The quests in Eregion are also refreshing in that they are abundant and, in the main, soloable. There’s plenty of debate to be had as to whether copious solo content is a Good Thing or a Bad Thing, whether it marks an inevitable progression of MMOs into ‘playing alone with others’ or is a reflection of the realities of this thing called Real Life, and the restrictions of duty and opportunity that it presents when trying to commit to a virtual life in a virtual world. When all is said and done, however, it is nice to be able to sit down and adventure through the world of Middle Earth without having to stand around and suffer the trials and tribulations of forming a pick-up fellowship, the likes of which would make the Fellowship of the Ring blush with embarrassment for ever having thought that they had a hard time getting their group going. Not only are there plentiful quests and many soloable ones thereof, but many of the solo quests still present an engaging challenge for a player taking them on (when close to the appropriate level) since many of them require you to fight a signature mob, which although achievable by almost any player, can often be a close run thing requiring the strategic use of powerful abilities with lengthy cool-downs and potions. For those of us who aren’t running a twinked-out uber class, at least.

Last but most certainly not least is the quest line that takes you through the events leading to the reopening of the Hollin Gate, that infamous entrance to the mines of Moria. It’s a nice little instanced area that prepares the player for their forthcoming adventures in Moria, gives generous XP, some splendid quest rewards (including your first legendary weapon) and teaches you how various new aspects of the game work, all the while involving you in the story of the attempted retaking of Moria by the dwarves. Sending your character away with their legendary weapon to gain some experience with it before finally returning you to the instance to face an Ancient Foe[TM] is a nice touch, as is the use of the Session Play mechanic to send you into the past to witness the fall of Moria, something which is only made available to you if you complete all the side quests in the Hollin Gate instance, which are well worth the effort simply for the reward of that experience, let alone the fact that they give excellent XP and rewards in and of themselves.

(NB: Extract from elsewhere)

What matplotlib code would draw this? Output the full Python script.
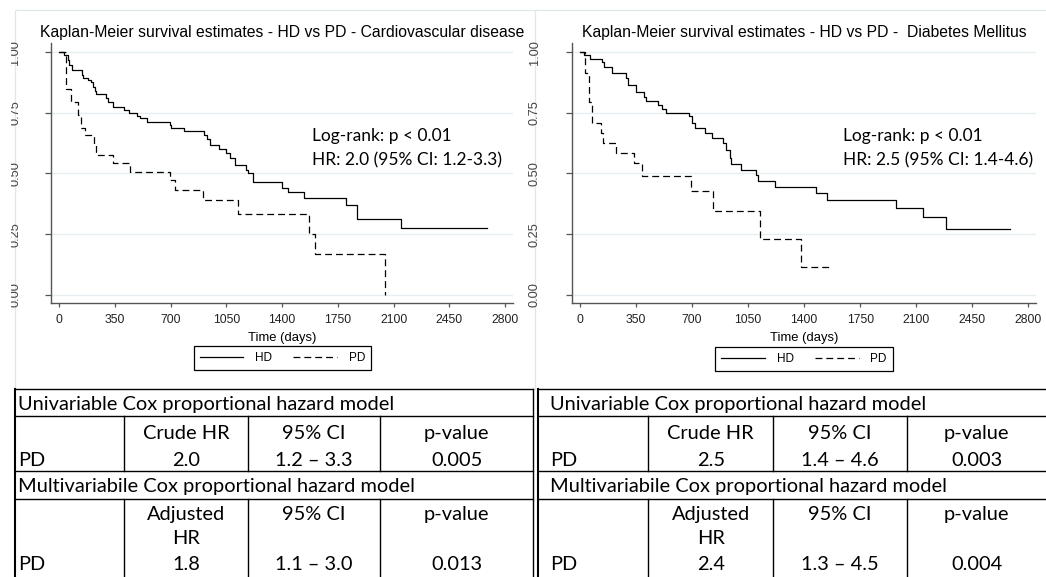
import matplotlib
matplotlib.use('Agg')
import matplotlib.pyplot as plt
from matplotlib.ticker import FormatStrFormatter
from matplotlib.transforms import Bbox, TransformedBbox

plt.rcParams['font.family'] = ['Liberation Sans', 'DejaVu Sans']

W, H = 1046, 577

# Kaplan-Meier steps: time (days) of each event, survival after it
cv_hd_t = [0, 27, 54, 64, 83, 140, 151, 182, 198, 213, 223, 233, 295, 306, 337,
           409, 436, 491, 506, 549, 698, 702, 785, 911, 925, 946, 1004, 1049,
           1070, 1101, 1173, 1187, 1218, 1396, 1439, 1538, 1803, 1868, 2144, 2685]
cv_hd_s = [1.0, 0.989, 0.968, 0.948, 0.927, 0.906, 0.893, 0.886, 0.879, 0.858,
           0.838, 0.828, 0.810, 0.796, 0.776, 0.762, 0.748, 0.739, 0.728, 0.714,
           0.700, 0.689, 0.675, 0.659, 0.641, 0.618, 0.601, 0.583, 0.563, 0.535,
           0.514, 0.501, 0.464, 0.442, 0.425, 0.398, 0.370, 0.312, 0.276, 0.276]
cv_pd_t = [0, 45, 72, 120, 135, 162, 218, 233, 335, 442, 695, 725, 905, 1125,
           1567, 1606, 2046]
cv_pd_s = [1.0, 0.849, 0.793, 0.741, 0.689, 0.659, 0.618, 0.576, 0.545, 0.508,
           0.472, 0.432, 0.389, 0.334, 0.252, 0.168, 0.0]

dm_hd_t = [0, 27, 62, 140, 151, 202, 289, 301, 347, 399, 413, 487, 512, 537, 681,
           698, 719, 781, 826, 894, 915, 935, 946, 1004, 1101, 1111, 1218, 1472,
           1541, 1975, 2140, 2283, 2688]
dm_hd_s = [1.0, 0.989, 0.971, 0.961, 0.941, 0.913, 0.893, 0.865, 0.835, 0.817,
           0.799, 0.783, 0.766, 0.748, 0.735, 0.707, 0.689, 0.666, 0.645, 0.624,
           0.597, 0.563, 0.539, 0.516, 0.494, 0.470, 0.446, 0.418, 0.389, 0.356,
           0.322, 0.271, 0.271]
dm_pd_t = [0, 31, 58, 78, 130, 145, 227, 337, 388, 692, 830, 1125, 1379, 1559]
dm_pd_s = [1.0, 0.913, 0.794, 0.707, 0.666, 0.625, 0.583, 0.542, 0.490, 0.429,
           0.345, 0.230, 0.116, 0.116]

xticks = [0, 350, 700, 1050, 1400, 1750, 2100, 2450, 2800]
yticks = [0.0, 0.25, 0.50, 0.75, 1.0]

titles = ['Kaplan-Meier survival estimates - HD vs PD - Cardiovascular disease',
          'Kaplan-Meier survival estimates - HD vs PD -  Diabetes Mellitus']
notes = ['Log-rank: p < 0.01\nHR: 2.0 (95% CI: 1.2-3.3)',
         'Log-rank: p < 0.01\nHR: 2.5 (95% CI: 1.4-4.6)']

# Cox model tables
uni_title = 'Univariable Cox proportional hazard model'
multi_title = 'Multivariabile Cox proportional hazard model'
uni_head = ['', 'Crude HR', '95% CI', 'p-value']
multi_head = ['', 'Adjusted\nHR', '95% CI', 'p-value']
cv_uni = ['PD', '2.0', '1.2 – 3.3', '0.005']
cv_multi = ['PD', '1.8', '1.1 – 3.0', '0.013']
dm_uni = ['PD', '2.5', '1.4 – 4.6', '0.003']
dm_multi = ['PD', '2.4', '1.3 – 4.5', '0.004']


def px_rect(l, t, r, b):
    return [l / W, 1 - b / H, (r - l) / W, (b - t) / H]


fig = plt.figure(figsize=(W / 100, H / 100), dpi=100)

# background layer in pixel units: panel outlines and tables
ov = fig.add_axes([0, 0, 1, 1], zorder=-1)
ov.set_xlim(0, W)
ov.set_ylim(H, 0)
ov.axis('off')

frame_col = '#dde9ec'
ov.plot([15, 15, 534], [389, 10, 10], color=frame_col, lw=0.9)
ov.plot([535, 535, W], [389, 10, 10], color=frame_col, lw=0.9)

panels = [
    dict(rect=px_rect(51, 43, 513.3, 303.3), xlim=(-52, 2851), clip=11,
         hd=(cv_hd_t, cv_hd_s), pd=(cv_pd_t, cv_pd_s), note_x=1590,
         leg=(282.5, 358)),
    dict(rect=px_rect(572.3, 43, 1036, 303.3), xlim=(-48, 2848), clip=528,
         hd=(dm_hd_t, dm_hd_s), pd=(dm_pd_t, dm_pd_s), note_x=1640,
         leg=(804, 359)),
]

for i, p in enumerate(panels):
    ax = fig.add_axes(p['rect'])
    ax.set_facecolor('none')
    l1, = ax.plot(p['hd'][0], p['hd'][1], drawstyle='steps-post', color='black',
                  lw=0.9, label='HD')
    l2, = ax.plot(p['pd'][0], p['pd'][1], drawstyle='steps-post', color='black',
                  lw=0.9, linestyle=(0, (5.5, 3.2)), label='PD')
    ax.set_xlim(*p['xlim'])
    ax.set_ylim(-0.0355, 1.038)
    ax.set_xticks(xticks)
    ax.set_yticks(yticks)
    ax.yaxis.set_major_formatter(FormatStrFormatter('%.2f'))
    ax.yaxis.grid(True, color='#e6eef1', lw=1.0)
    ax.set_axisbelow(True)
    for s in ['top', 'right']:
        ax.spines[s].set_visible(False)
    for s in ['left', 'bottom']:
        ax.spines[s].set_color('#555555')
        ax.spines[s].set_linewidth(1.0)
    ax.tick_params(axis='x', direction='out', length=3, width=0.9,
                   color='#555555', labelsize=8.8, pad=4.5, labelcolor='#222222')
    ax.tick_params(axis='y', direction='out', length=4.3, width=0.9,
                   color='#555555', labelsize=9.2, pad=17 if i == 0 else 18.5,
                   labelrotation=90, labelcolor='#444444')
    clip = TransformedBbox(Bbox.from_extents(p['clip'] / W, 0, 1, 1),
                           fig.transFigure)
    for t in ax.yaxis.get_major_ticks():
        t.label1.set_verticalalignment('center')
        t.label1.set_clip_box(clip)
        t.label1.set_clip_on(True)

    ax.set_title(titles[i], fontsize=11.3, pad=4)
    ax.set_xlabel('Time (days)', fontsize=9.4, labelpad=4.5)
    ax.text(p['note_x'], 0.605, notes[i], fontsize=12.5, family='Lato',
            va='center', ha='left', linespacing=1.6)

    leg = fig.legend([l1, l2], ['HD', 'PD'], loc='center',
                     bbox_to_anchor=(p['leg'][0] / W, 1 - p['leg'][1] / H),
                     ncol=2, fontsize=8.5, frameon=True, fancybox=False,
                     edgecolor='black', framealpha=1, handlelength=3.7,
                     handletextpad=1.0, columnspacing=1.8, borderpad=0.5)
    leg.get_frame().set_linewidth(0.9)

# table grid (pixel positions), text placed on baselines
tables = [
    dict(left=15, right=533, cols=[124, 248.3, 380], text_x=18,
         uni=cv_uni, multi=cv_multi),
    dict(left=538, right=1047, cols=[648.3, 773.3, 906.7], text_x=550,
         uni=dm_uni, multi=dm_multi),
]
row_lines = [389, 416, 471, 499]
tfont = dict(family='Lato', fontsize=14.4, color='black', va='baseline')

for tb in tables:
    for y in row_lines:
        ov.plot([tb['left'], tb['right']], [y, y], color='black', lw=1.0)
    ov.plot([tb['left'], tb['left']], [row_lines[0], H], color='black', lw=1.5)
    ov.plot([tb['right'], tb['right']], [row_lines[0], H], color='black', lw=1.0)
    for c in tb['cols']:
        ov.plot([c, c], [416, 471], color='black', lw=1.0)
        ov.plot([c, c], [499, H], color='black', lw=1.0)
    edges = [tb['left']] + tb['cols'] + [tb['right']]
    centers = [(edges[k] + edges[k + 1]) / 2 for k in range(4)]

    ov.text(tb['text_x'], 410, uni_title, ha='left', **tfont)
    ov.text(tb['text_x'], 492, multi_title, ha='left', **tfont)
    for k in range(1, 4):
        ov.text(centers[k], 438.7, uni_head[k], ha='center', **tfont)
        ov.text(centers[k], 466.3, tb['uni'][k], ha='center', **tfont)
        for j, line in enumerate(multi_head[k].split('\n')):
            ov.text(centers[k], 520 + 24 * j, line, ha='center', **tfont)
        ov.text(centers[k], 570, tb['multi'][k], ha='center', **tfont)
    ov.text(tb['text_x'], 466.3, tb['uni'][0], ha='left', **tfont)
    ov.text(tb['text_x'], 570, tb['multi'][0], ha='left', **tfont)

fig.savefig('out.png', dpi=100)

All in all Eregion is a breath of fresh air; you can tell it was a zone added later in the development of the game. It’s encouraging to see that Turbine have learnt from the, albeit understandable, ‘mistakes’ made in the initial release of the game, and have produced some outstanding content which takes their game’s strengths and builds upon them. It also provides a much needed buffer and refuge between the ever increasing oppression of the first book of content and the continuing dive into the depths of depression as the players enter the unknowable darkness under the Misty Mountains. I hope Turbine take a similar stance when they come to release the recently announced Mirkwood content, and provide a soothing respite from the pain, toil, and privation that comes with the continuous battle against the forces of the Dark Lord of Mordor. It’s nice to have that light in the darkness, that small beacon of hope, a place where players can relax for a while and let the waves of happy content wash over them.